While Higa admits that Civilization was a source of inspiration, it was one of many sources. He talks about board games like Supremacy and Settlers of Catan as providing the kind of experience that Evony tries to replicate, and also games like Hearts of Iron and Panzer General. The whole team play and analyse all kinds of games to figure out what's fun, what works, and what doesn't work.
Higa believes that Evony succeeded in its goal of taking the functionality of a client-based game and implementing it into a browser. He says the technology was there, but it required a leap of faith to move the MMORTS out of the client and onto a platform that few people consider to be on the same level as consoles and client-based games on PC.
"Ironically, a lot of that bias actually comes from the game development community itself," says Higa.
"When I was deciding to change companies, people were like: ‘You're going to work on a browser-based game? Really?' But to me that's like saying you're only going to work on PS3 games and not Xbox 360 games – I just see the browser as another platform, and it's a very viable platform."
The Uphill Battle For Browser-Based Games
Higa says that browser-based games tend to have a psychological barrier for a lot of gamers, especially hardcore players, but the game has been able to attract a loyal community that comprises of gamers of all backgrounds – hardcore players included. He says part of the game's success is in the way it provides players with the tools to create their own action, narrative, and drama.
"In an MMORPG, I think some of the longevity comes from constantly releasing new worlds. In a strategy game, the goal is to create an environment by which it's always engaging to the player – in our case, it's constantly shifting the battleground."

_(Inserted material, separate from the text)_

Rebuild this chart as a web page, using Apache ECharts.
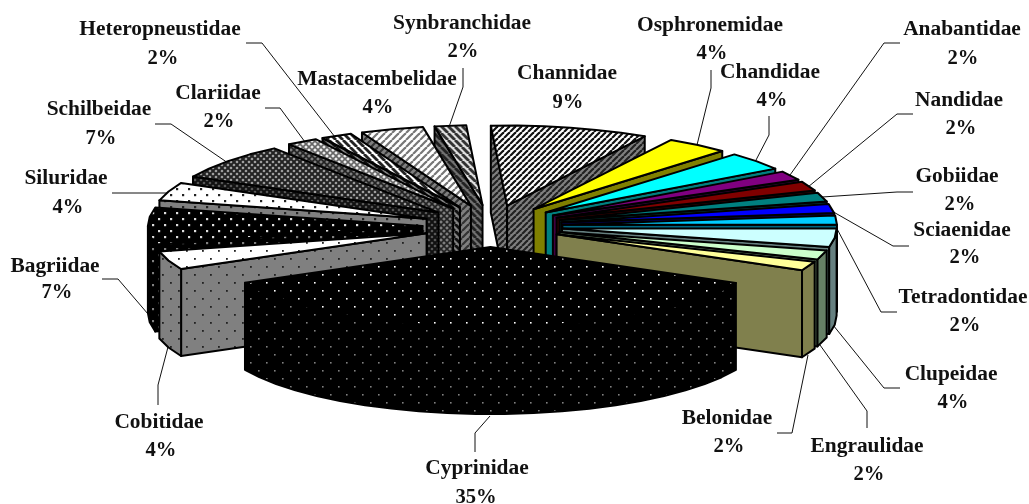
<!DOCTYPE html>
<html lang="en">
<head>
<meta charset="UTF-8">
<title>Fish families</title>
<script src="https://cdn.jsdelivr.net/npm/echarts@6/dist/echarts.min.js"></script>
<style>
    html, body { margin: 0; padding: 0; background: #fff; }
    #chart { width: 1029px; height: 504px; }
</style>
</head>
<body>
<div id="chart"></div>
<script>
// clockwise from the top, percent shares
var families = ['Channidae', 'Osphronemidae', 'Chandidae', 'Anabantidae', 'Nandidae', 'Gobiidae', 'Sciaenidae',
    'Tetradontidae', 'Clupeidae', 'Engraulidae', 'Belonidae', 'Cyprinidae', 'Cobitidae', 'Bagriidae', 'Siluridae',
    'Schilbeidae', 'Clariidae', 'Heteropneustidae', 'Mastacembelidae', 'Synbranchidae'];
var shares = [9.3, 3.7, 3.7, 1.85, 1.85, 1.85, 1.85, 1.85, 3.7, 1.85, 1.85, 35.2, 3.7, 7.4, 3.7, 7.4, 1.85, 1.85, 3.7, 1.85];

// label layout: name x, name y, percent x, percent y
var labelPos = [[567, 74, 568, 103], [710, 26, 712, 54], [770, 73, 772, 101], [962, 30, 963, 59], [959, 101, 961, 129],
    [957, 177, 960, 205], [962, 231, 965, 258], [963, 298, 965, 326], [951, 375, 953, 403], [867, 447, 869, 475],
    [727, 419, 729, 447], [477, 469, 476, 498], [159, 423, 161, 451], [55, 267, 57, 293], [66, 179, 68, 208],
    [99, 110, 101, 139], [218, 94, 219, 122], [160, 30, 163, 59], [377, 80, 378, 108], [462, 24, 463, 52]];

var leaders = [null, [[711, 70], [711, 88], [697, 145]], [[769, 116], [769, 135], [755, 162]],
    [[900, 43], [884, 43], [790, 175]], [[913, 114], [897, 114], [808, 187]], [[913, 192], [897, 192], [822, 197]],
    [[909, 246], [893, 246], [830, 210]], [[897, 312], [881, 312], [835, 225]], [[900, 388], [884, 388], [833, 325]],
    [[867, 428], [867, 411], [820, 345]], [[777, 433], [792, 433], [808, 355]], [[475, 452], [475, 433], [490, 416]],
    [[158, 405], [158, 385], [168, 347]], [[102, 279], [118, 279], [148, 314]], [[112, 193], [167, 193]],
    [[155, 124], [171, 124], [228, 163]], [[265, 108], [280, 108], [305, 142]], [[246, 43], [262, 43], [335, 137]],
    null, [[463, 68], [463, 87], [449, 127]]];

var startAngle = -3.4;
var cx = 490.5, cy = 226;    // pie centre
var rx = 274.6, ry = 80;     // top face radii
var exRight = 72, exLeft = 68, ey = 21;   // explode offset
var depth = 87;              // pie thickness

function tile(size, draw) {
    var c = document.createElement('canvas');
    c.width = c.height = size;
    draw(c.getContext('2d'), size);
    return { image: c, repeat: 'repeat' };
}
function stripes(dir, size, width, fg, bg) {
    return tile(size, function (g, s) {
        g.fillStyle = bg;
        g.fillRect(0, 0, s, s);
        g.strokeStyle = fg;
        g.lineWidth = width;
        for (var i = -s; i <= s * 2; i += s) {
            g.beginPath();
            if (dir > 0) { g.moveTo(i, s); g.lineTo(i + s, 0); } else { g.moveTo(i, 0); g.lineTo(i + s, s); }
            g.stroke();
        }
    });
}
function dots(size, dot, fg, bg) {
    return tile(size, function (g, s) {
        g.fillStyle = bg;
        g.fillRect(0, 0, s, s);
        g.fillStyle = fg;
        g.fillRect(2, 2, dot, dot);
        g.fillRect(2 + s / 2, 2 + s / 2, dot, dot);
    });
}
function cross(size, width, fg, bg) {
    return tile(size, function (g, s) {
        g.fillStyle = bg;
        g.fillRect(0, 0, s, s);
        g.strokeStyle = fg;
        g.lineWidth = width;
        g.beginPath();
        g.moveTo(0, 0); g.lineTo(s, s);
        g.moveTo(s, 0); g.lineTo(0, s);
        g.stroke();
    });
}

// [top face, side faces]
var fills = [
    [stripes(1, 6, 2.2, '#111', '#fff'), stripes(1, 6, 2.2, '#222', '#808080')],
    ['#ffff00', '#808000'],
    ['#00ffff', '#008080'],
    ['#800080', '#400040'],
    ['#800000', '#400000'],
    ['#008080', '#004040'],
    ['#0000ff', '#000080'],
    ['#00ccff', '#006680'],
    ['#ccffff', '#668080'],
    ['#ccffcc', '#668066'],
    ['#ffff99', '#80804d'],
    [dots(16, 1.6, '#fff', '#000'), dots(16, 1.6, '#808080', '#000')],
    [dots(16, 1.8, '#222', '#fff'), dots(16, 1.8, '#222', '#808080')],
    [dots(12, 2.2, '#ddd', '#000'), dots(12, 2.2, '#808080', '#000')],
    [dots(12, 2.2, '#222', '#fff'), dots(12, 2.2, '#222', '#808080')],
    [cross(6, 2, '#222', '#aaa'), cross(6, 2, '#111', '#606060')],
    [cross(6, 1.6, '#666', '#eee'), cross(6, 1.6, '#222', '#808080')],
    [stripes(-1, 7, 2.8, '#222', '#fff'), stripes(-1, 7, 2.8, '#111', '#808080')],
    [stripes(1, 7, 2.2, '#777', '#fff'), stripes(1, 7, 2.2, '#333', '#808080')],
    [stripes(-1, 7, 2.8, '#333', '#ddd'), stripes(-1, 7, 2.8, '#222', '#707070')]
];

var total = shares.reduce(function (a, b) { return a + b; }, 0);
var ranges = [];
shares.reduce(function (from, v) {
    var to = from + v / total * 360;
    ranges.push([from, to]);
    return to;
}, startAngle);

function rad(d) { return d * Math.PI / 180; }

function wedge(params, api) {
    var i = api.value(0);
    var a0 = ranges[i][0], a1 = ranges[i][1], mid = (a0 + a1) / 2;
    var sm = Math.sin(rad(mid));
    var ax = cx + (sm < 0 ? exLeft : exRight) * sm;
    var ay = cy - ey * Math.cos(rad(mid));
    function rim(a) { return [ax + rx * Math.sin(rad(a)), ay - ry * Math.cos(rad(a))]; }
    function down(p) { return [p[0], p[1] + depth]; }

    var arc = [];
    var steps = Math.max(1, Math.round((a1 - a0) / 6));
    for (var s = 0; s <= steps; s++) arc.push(rim(a0 + (a1 - a0) * s / steps));

    var apex = [ax, ay];
    var line = { stroke: '#000', lineWidth: 2, lineJoin: 'round' };
    function face(points, fill) {
        return { type: 'polygon', shape: { points: points }, style: Object.assign({ fill: fill }, line) };
    }
    var kids = [];
    // the cut faces that look towards the viewer
    if (Math.sin(rad(a0)) < 0) kids.push(face([apex, rim(a0), down(rim(a0)), down(apex)], fills[i][1]));
    if (Math.sin(rad(a1)) > 0) kids.push(face([apex, rim(a1), down(rim(a1)), down(apex)], fills[i][1]));
    // front part of the rim
    var front = arc.filter(function (p, k) {
        return Math.cos(rad(a0 + (a1 - a0) * k / steps)) < 0.02;
    });
    if (front.length > 1) {
        kids.push(face(front.concat(front.slice().reverse().map(down)), fills[i][1]));
    }
    kids.push(face([apex].concat(arc), fills[i][0]));
    return { type: 'group', children: kids };
}

// back slices first, the front ones paint over them
var order = families.map(function (n, i) { return i; }).sort(function (p, q) {
    return Math.cos(rad((ranges[q][0] + ranges[q][1]) / 2)) - Math.cos(rad((ranges[p][0] + ranges[p][1]) / 2));
});

var font = { fontFamily: '"Liberation Serif", serif', fontWeight: 'bold', fontSize: 20, fill: '#111', align: 'center', verticalAlign: 'middle' };
var extras = [];
families.forEach(function (name, i) {
    var p = labelPos[i];
    extras.push({ type: 'text', x: p[0], y: p[1], scaleX: 1.07, style: Object.assign({ text: name }, font) });
    extras.push({ type: 'text', x: p[2], y: p[3], scaleX: 1.03, style: Object.assign({ text: Math.round(shares[i]) + '%' }, font) });
    if (leaders[i]) {
        extras.push({ type: 'polyline', shape: { points: leaders[i] }, style: { stroke: '#111', lineWidth: 1, fill: null } });
    }
});

var myChart = echarts.init(document.getElementById('chart'));
myChart.setOption({
    backgroundColor: '#fff',
    animation: false,
    graphic: extras,
    series: [{
        type: 'custom',
        coordinateSystem: 'none',
        renderItem: wedge,
        data: order.map(function (i) { return { name: families[i], value: [i, shares[i]] }; })
    }]
});
</script>
</body>
</html>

Higa refers to the alliance system within the game that allows players to team up with others to transfer knowledge and plot tactics together. While all players begin by building their cities, raising their armies and attacking NPCs, the lively community leads to alliances forming as players eye off the resources of their neighbours, work together to conquer and colonise other cities, before turning on each other.
"As people join these alliances and move up the ranks, these alliances become an organic part of the gameplay mechanic," he says.
"You have alliances that are friends with each other and others that are in conflict, and that makes for really interesting gameplay, especially when two sides that once worked together are now at war."
Leaving The Scantily-Clad Past Behind Them
Two years on the Evony ads still exist, although scantily clad women have been replaced with images more in-line with the actual themes of the game. Was this move in response to the earlier criticism? Yes and no, says Higa. He admits that the criticism was strong enough that they paid attention, but having now identified their demographic they have decided to change their marketing strategy.
I return to Evony. The game has grown significantly since I first looked at it; the live-chat at the bottom of the screen still remains with players on the server discussing their strategies, and Age II has welcomed a more sleek design with more features, more player choices, and optional Facebook functionality. I'm not sure if this is the kind of game that I will stick with; the psychological barrier of a browser-based game is still there and I have my reservations. But I give it a go anyway - this time without the expectation that a woman with ample bosom will play with me.